Source data »
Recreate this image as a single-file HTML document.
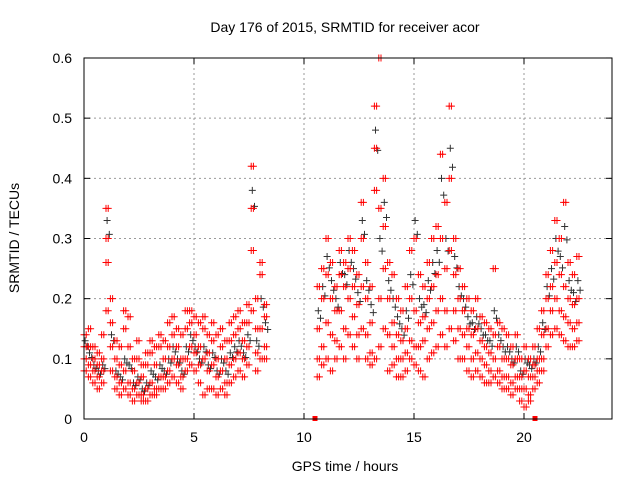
<!DOCTYPE html>
<html><head><meta charset="utf-8"><style>
body{margin:0;background:#fff;}
svg{display:block;font-family:"Liberation Sans",sans-serif;}
</style></head><body>
<svg id="chart" width="640" height="480" viewBox="0 0 640 480">
<rect width="640" height="480" fill="#fff"/>
<text x="345" y="32" font-size="14" text-anchor="middle">Day 176 of 2015, SRMTID for receiver acor</text>
<text x="345" y="471" font-size="14" text-anchor="middle">GPS time / hours</text>
<text x="19" y="238" font-size="14" text-anchor="middle" transform="rotate(-90 19 238)">SRMTID / TECUs</text>
<g id="grid"></g><g id="ticks"></g><g id="marks"></g>
<rect x="84" y="58" width="528" height="361" fill="none" stroke="#000" stroke-width="1"/>
</svg>
<script>
const xTicks=[0,5,10,15,20];
const yTicks=[0,0.1,0.2,0.3,0.4,0.5,0.6];
const yTickLabels=["0","0.1","0.2","0.3","0.4","0.5","0.6"];
const hours1Start=0, hours2Start=10.6, stepH=0.2;
const redA=[.14,.12,.10,.09,.10,.30,.20,.10,.09,.15,.12,.08,.10,.07,.09,.11,.09,.12,.10,.12,.14,.12,.10,.15,.16,.14,.12,.15,.11,.13,.10,.12,.10,.13,.14,.15,.13,.16,.35,.15,.26,.17,
 .22,.25,.30,.26,.22,.28,.26,.30,.28,.24,.36,.26,.22,.52,.60,.40,.26,.24,.20,.18,.22,.28,.30,.24,.22,.26,.30,.32,.44,.36,.52,.30,.25,.22,.20,.18,.20,.17,.16,.15,.25,.16,.15,.14,.12,.14,.10,.12,.10,.12,.15,.18,.24,.28,.33,.30,.36,.26,.24,.27];
const redB=[.10,.09,.08,.07,.08,.35,.12,.07,.06,.08,.06,.05,.06,.04,.05,.06,.05,.07,.07,.08,.10,.09,.07,.10,.12,.11,.09,.10,.08,.09,.07,.08,.06,.09,.10,.11,.10,.12,.42,.11,.15,.12,
 .15,.20,.24,.20,.18,.24,.22,.25,.22,.19,.30,.20,.16,.45,.35,.32,.20,.16,.14,.13,.15,.20,.18,.16,.17,.20,.22,.24,.30,.25,.40,.24,.20,.18,.15,.14,.15,.13,.12,.11,.14,.12,.10,.10,.09,.10,.07,.08,.07,.09,.10,.14,.20,.22,.26,.24,.22,.20,.19,.20];
const redC=[.08,.07,.06,.05,.06,.26,.08,.05,.04,.05,.04,.03,.04,.03,.03,.04,.04,.05,.05,.06,.07,.06,.05,.08,.09,.08,.06,.04,.05,.05,.04,.05,.04,.06,.07,.08,.07,.09,.28,.08,.10,.10,
 .10,.12,.16,.14,.13,.18,.15,.20,.17,.14,.22,.14,.11,.38,.20,.25,.14,.12,.10,.10,.11,.13,.12,.12,.13,.15,.16,.18,.20,.18,.28,.18,.15,.14,.12,.10,.11,.10,.09,.08,.10,.08,.07,.07,.06,.07,.05,.05,.04,.07,.08,.10,.15,.18,.20,.18,.17,.16,.15,.16];
const redD=[.12,.15,.12,.11,.14,.18,.16,.13,.12,.18,.17,.10,.13,.09,.11,.13,.12,.14,.13,.16,.17,.15,.14,.18,.18,.17,.16,.17,.14,.16,.14,.15,.13,.16,.17,.18,.16,.19,.18,.20,.24,.19,
 .07,.09,.10,.08,.10,.12,.10,.14,.12,.10,.15,.10,.09,.10,.12,.15,.08,.09,.07,.07,.08,.10,.09,.08,.07,.10,.11,.12,.14,.12,.15,.13,.10,.10,.08,.07,.08,.07,.06,.06,.07,.06,.05,.05,.04,.05,.03,.02,.03,.05,.06,.08,.12,.14,.15,.14,.13,.12,.12,.13];
const greyA=[.13,.11,.09,.08,.09,.33,.14,.08,.07,.10,.09,.06,.07,.05,.06,.08,.07,.09,.08,.10,.12,.10,.08,.12,.14,.12,.10,.12,.09,.11,.08,.10,.08,.11,.12,.13,.11,.14,.38,.13,.20,.16,
 .18,.22,.27,.23,.20,.26,.24,.28,.25,.21,.33,.23,.19,.48,.30,.36,.23,.20,.17,.15,.18,.24,.33,.20,.19,.23,.26,.28,.40,.30,.45,.27,.22,.20,.17,.16,.17,.15,.14,.13,.18,.14,.12,.12,.10,.12,.08,.10,.09,.10,.12,.16,.22,.25,.30,.27,.32,.23,.21,.23];
const gapMarkers=[10.5,20.5];

const X=h=>84+h*22, Y=v=>419-v*601.7;
const NS="http://www.w3.org/2000/svg";
const grid=document.getElementById('grid'),ticks=document.getElementById('ticks'),marks=document.getElementById('marks');
function mk(tag,attrs,parent){const e=document.createElementNS(NS,tag);for(const k in attrs)e.setAttribute(k,attrs[k]);parent.appendChild(e);return e;}
xTicks.forEach(t=>{
 if(t>0){const g=mk('line',{x1:X(t),x2:X(t),y1:58,y2:419,stroke:'#999','stroke-dasharray':'2,3'},grid);
 
 }
 mk('line',{x1:X(t),x2:X(t),y1:419,y2:413,stroke:'#000'},ticks);
 mk('line',{x1:X(t),x2:X(t),y1:58,y2:64,stroke:'#000'},ticks);
 const l=mk('text',{x:X(t),y:442,'font-size':14,'text-anchor':'middle'},ticks);l.textContent=t;
 
 
});
yTicks.forEach((t,i)=>{
 if(i>0&&i<yTicks.length-1){const g=mk('line',{x1:84,x2:612,y1:Y(t),y2:Y(t),stroke:'#999','stroke-dasharray':'2,3'},grid);
 
 }
 mk('line',{x1:84,x2:90,y1:Y(t),y2:Y(t),stroke:'#000'},ticks);
 mk('line',{x1:606,x2:612,y1:Y(t),y2:Y(t),stroke:'#000'},ticks);
 const l=mk('text',{x:72,y:Y(t)+5,'font-size':14,'text-anchor':'end'},ticks);l.textContent=yTickLabels[i];
 
 
});
function hourAt(i){return i<42?hours1Start+i*stepH:hours2Start+(i-42)*stepH;}
function plus(h,v,color,name){
 const x=X(h),y=Y(v);
 const p=mk('path',{d:`M${x-3.5},${y}h7M${x},${y-3.5}v7`,stroke:color,'stroke-width':1},marks);
 
 
}
greyA.forEach((v,i)=>{plus(hourAt(i)+0.05,v,'#333','grey-point');plus(hourAt(i)+0.15,v*0.93,'#333','grey-point');});
[redA,redB,redC,redD].forEach(arr=>arr.forEach((v,i)=>{
 plus(hourAt(i),v,'#f00','red-point');
 plus(hourAt(i)+0.1,v,'#f00','red-point');
}));
gapMarkers.forEach(h=>{const r=mk('rect',{x:X(h)-2.5,y:416,width:5,height:5,fill:'#f00'},marks);
 
 });
</script>
</body></html>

What this task involves »
Reproduce each line word for word and drop the pictures.

Finished answer »
Recreate this image as a single-file HTML document.
<!DOCTYPE html>
<html><head><meta charset="utf-8"><style>
body{margin:0;background:#fff;}
svg{display:block;font-family:"Liberation Sans",sans-serif;}
</style></head><body>
<svg id="chart" width="640" height="480" viewBox="0 0 640 480">
<rect width="640" height="480" fill="#fff"/>
<text x="345" y="32" font-size="14" text-anchor="middle">Day 176 of 2015, SRMTID for receiver acor</text>
<text x="345" y="471" font-size="14" text-anchor="middle">GPS time / hours</text>
<text x="19" y="238" font-size="14" text-anchor="middle" transform="rotate(-90 19 238)">SRMTID / TECUs</text>
<g id="grid"></g><g id="ticks"></g><g id="marks"></g>
<rect x="84" y="58" width="528" height="361" fill="none" stroke="#000" stroke-width="1"/>
</svg>
<script>
const xTicks=[0,5,10,15,20];
const yTicks=[0,0.1,0.2,0.3,0.4,0.5,0.6];
const yTickLabels=["0","0.1","0.2","0.3","0.4","0.5","0.6"];
const hours1Start=0, hours2Start=10.6, stepH=0.2;
const redA=[.14,.12,.10,.09,.10,.30,.20,.10,.09,.15,.12,.08,.10,.07,.09,.11,.09,.12,.10,.12,.14,.12,.10,.15,.16,.14,.12,.15,.11,.13,.10,.12,.10,.13,.14,.15,.13,.16,.35,.15,.26,.17,
 .22,.25,.30,.26,.22,.28,.26,.30,.28,.24,.36,.26,.22,.52,.60,.40,.26,.24,.20,.18,.22,.28,.30,.24,.22,.26,.30,.32,.44,.36,.52,.30,.25,.22,.20,.18,.20,.17,.16,.15,.25,.16,.15,.14,.12,.14,.10,.12,.10,.12,.15,.18,.24,.28,.33,.30,.36,.26,.24,.27];
const redB=[.10,.09,.08,.07,.08,.35,.12,.07,.06,.08,.06,.05,.06,.04,.05,.06,.05,.07,.07,.08,.10,.09,.07,.10,.12,.11,.09,.10,.08,.09,.07,.08,.06,.09,.10,.11,.10,.12,.42,.11,.15,.12,
 .15,.20,.24,.20,.18,.24,.22,.25,.22,.19,.30,.20,.16,.45,.35,.32,.20,.16,.14,.13,.15,.20,.18,.16,.17,.20,.22,.24,.30,.25,.40,.24,.20,.18,.15,.14,.15,.13,.12,.11,.14,.12,.10,.10,.09,.10,.07,.08,.07,.09,.10,.14,.20,.22,.26,.24,.22,.20,.19,.20];
const redC=[.08,.07,.06,.05,.06,.26,.08,.05,.04,.05,.04,.03,.04,.03,.03,.04,.04,.05,.05,.06,.07,.06,.05,.08,.09,.08,.06,.04,.05,.05,.04,.05,.04,.06,.07,.08,.07,.09,.28,.08,.10,.10,
 .10,.12,.16,.14,.13,.18,.15,.20,.17,.14,.22,.14,.11,.38,.20,.25,.14,.12,.10,.10,.11,.13,.12,.12,.13,.15,.16,.18,.20,.18,.28,.18,.15,.14,.12,.10,.11,.10,.09,.08,.10,.08,.07,.07,.06,.07,.05,.05,.04,.07,.08,.10,.15,.18,.20,.18,.17,.16,.15,.16];
const redD=[.12,.15,.12,.11,.14,.18,.16,.13,.12,.18,.17,.10,.13,.09,.11,.13,.12,.14,.13,.16,.17,.15,.14,.18,.18,.17,.16,.17,.14,.16,.14,.15,.13,.16,.17,.18,.16,.19,.18,.20,.24,.19,
 .07,.09,.10,.08,.10,.12,.10,.14,.12,.10,.15,.10,.09,.10,.12,.15,.08,.09,.07,.07,.08,.10,.09,.08,.07,.10,.11,.12,.14,.12,.15,.13,.10,.10,.08,.07,.08,.07,.06,.06,.07,.06,.05,.05,.04,.05,.03,.02,.03,.05,.06,.08,.12,.14,.15,.14,.13,.12,.12,.13];
const greyA=[.13,.11,.09,.08,.09,.33,.14,.08,.07,.10,.09,.06,.07,.05,.06,.08,.07,.09,.08,.10,.12,.10,.08,.12,.14,.12,.10,.12,.09,.11,.08,.10,.08,.11,.12,.13,.11,.14,.38,.13,.20,.16,
 .18,.22,.27,.23,.20,.26,.24,.28,.25,.21,.33,.23,.19,.48,.30,.36,.23,.20,.17,.15,.18,.24,.33,.20,.19,.23,.26,.28,.40,.30,.45,.27,.22,.20,.17,.16,.17,.15,.14,.13,.18,.14,.12,.12,.10,.12,.08,.10,.09,.10,.12,.16,.22,.25,.30,.27,.32,.23,.21,.23];
const gapMarkers=[10.5,20.5];

const X=h=>84+h*22, Y=v=>419-v*601.7;
const NS="http://www.w3.org/2000/svg";
const grid=document.getElementById('grid'),ticks=document.getElementById('ticks'),marks=document.getElementById('marks');
function mk(tag,attrs,parent){const e=document.createElementNS(NS,tag);for(const k in attrs)e.setAttribute(k,attrs[k]);parent.appendChild(e);return e;}
xTicks.forEach(t=>{
 if(t>0){const g=mk('line',{x1:X(t),x2:X(t),y1:58,y2:419,stroke:'#999','stroke-dasharray':'2,3'},grid);
 
 }
 mk('line',{x1:X(t),x2:X(t),y1:419,y2:413,stroke:'#000'},ticks);
 mk('line',{x1:X(t),x2:X(t),y1:58,y2:64,stroke:'#000'},ticks);
 const l=mk('text',{x:X(t),y:442,'font-size':14,'text-anchor':'middle'},ticks);l.textContent=t;
 
 
});
yTicks.forEach((t,i)=>{
 if(i>0&&i<yTicks.length-1){const g=mk('line',{x1:84,x2:612,y1:Y(t),y2:Y(t),stroke:'#999','stroke-dasharray':'2,3'},grid);
 
 }
 mk('line',{x1:84,x2:90,y1:Y(t),y2:Y(t),stroke:'#000'},ticks);
 mk('line',{x1:606,x2:612,y1:Y(t),y2:Y(t),stroke:'#000'},ticks);
 const l=mk('text',{x:72,y:Y(t)+5,'font-size':14,'text-anchor':'end'},ticks);l.textContent=yTickLabels[i];
 
 
});
function hourAt(i){return i<42?hours1Start+i*stepH:hours2Start+(i-42)*stepH;}
function plus(h,v,color,name){
 const x=X(h),y=Y(v);
 const p=mk('path',{d:`M${x-3.5},${y}h7M${x},${y-3.5}v7`,stroke:color,'stroke-width':1},marks);
 
 
}
greyA.forEach((v,i)=>{plus(hourAt(i)+0.05,v,'#333','grey-point');plus(hourAt(i)+0.15,v*0.93,'#333','grey-point');});
[redA,redB,redC,redD].forEach(arr=>arr.forEach((v,i)=>{
 plus(hourAt(i),v,'#f00','red-point');
 plus(hourAt(i)+0.1,v,'#f00','red-point');
}));
gapMarkers.forEach(h=>{const r=mk('rect',{x:X(h)-2.5,y:416,width:5,height:5,fill:'#f00'},marks);
 
 });
</script>
</body></html>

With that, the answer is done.